Before we continue I’d like to introduce Exchange Traded Funds. If you don’t have the required outlay (5K -25K) for most option trading then ETF’s are are a great way to take advantage of movements within the stock market with reduced risk. In addition, ETF ownership does not have issues of time erosion as options do — this makes them good for strangle strategies with indexes and sector funds that trade in a very short range. Although you don’t have the leverage that option trading offers you still get the advantage of being able to concentrate your money on advancing sectors while eliminating the risk and expense of individual stock purchases. ETF’s can be a good start up strategy for any portfolio. ..

Unlike mutual funds with ETF’s you can enter and exit the market during the trading day. In addition you can combine this type of trading with low cost short term option strategies such as out-of-money strangles,sizzler trades and credit bull put spreads. As always Just be sure to do your research.

ETF’s come in the following categories:

Bear Market
Inflation Protected

There is a new vehicle coming out called ETMF, Exchanged Traded Managed fund, a hybrid of Mutual funds and ETF. I will talk more about this fund as I find out.

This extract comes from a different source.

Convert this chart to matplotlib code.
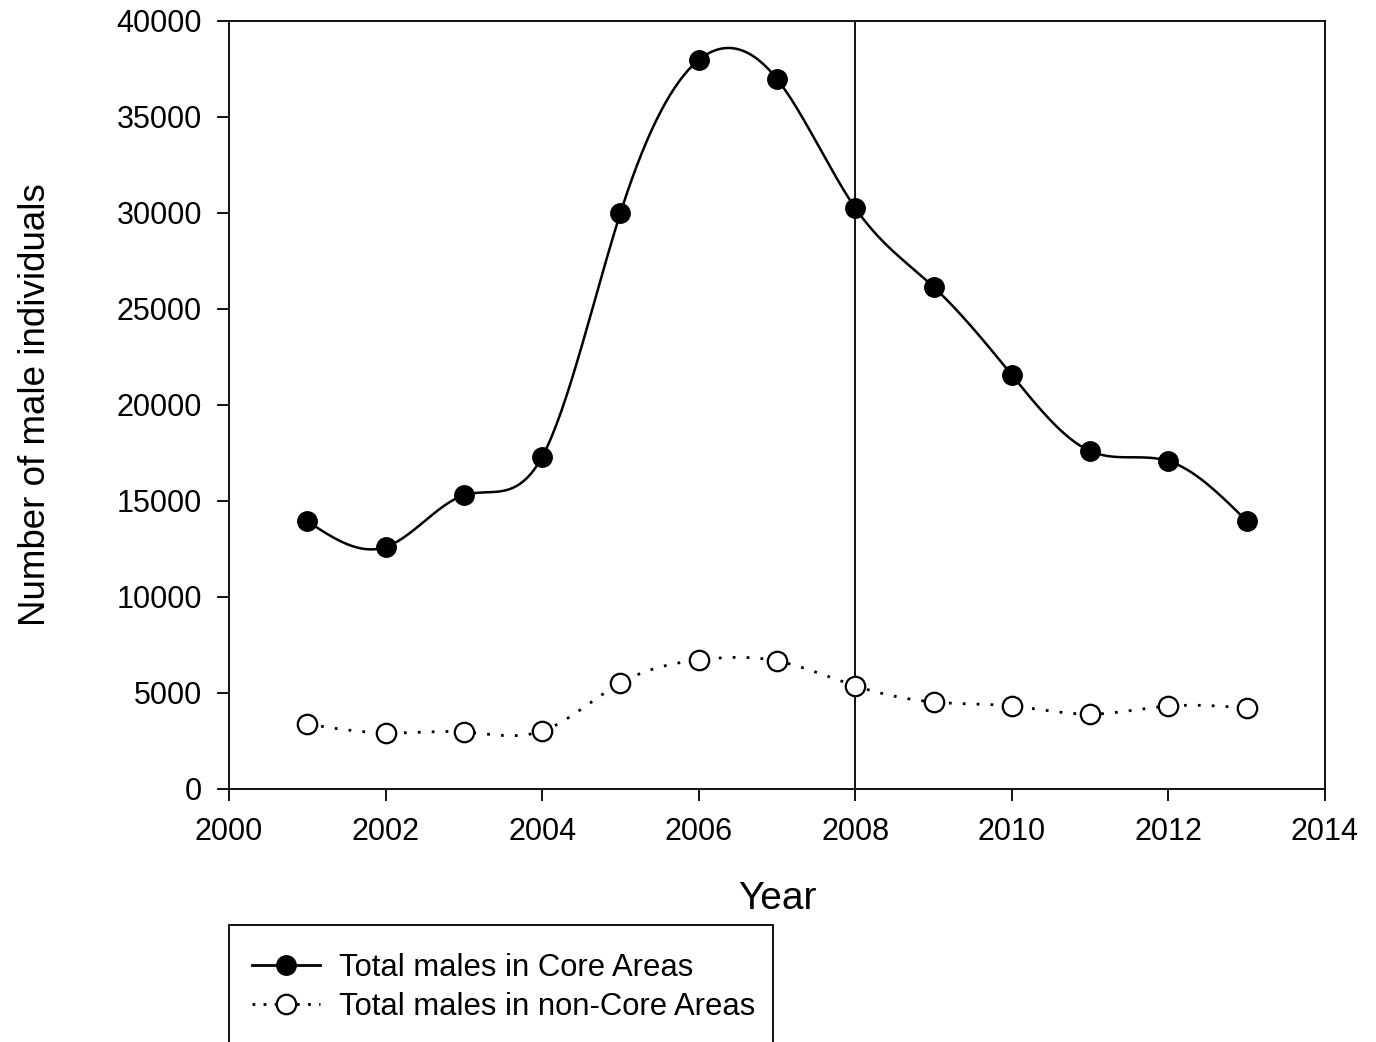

ETF’s provide exposure  to many areas of the economy not easily available to the average investor; such as commodities, real estate and global markets. They also work well for rotational sector trading. Even in an up market not all securities move together at the same time. To realize a profit the investor must learn to go in and out of such ETF’s as the market dictates.

These links will add some clarity to the discussion.

There are 3 general cycles that can be taken advantage of: The economic cycle, the seasonal cycle and the geographic cycle.

The Economic cycle: When the market is at a bottom the consumer discretionary stocks are the first to turn higher —> XLY, XLK, XLI, XLB and finally XLE. Following these sectors the staples come into play —> XLP, XLV. As the market begins to get weaker —> XLU and finally XLF.

The seasonal cycle: Summer –> XLE, XOP.  Fall & winter—> XRT

The geographic cycle: Watch which countries are performing best. I.E. EWS (Singapore), EWW (Mexico). Currency values can be a good indicator as to the market cycle of a given country.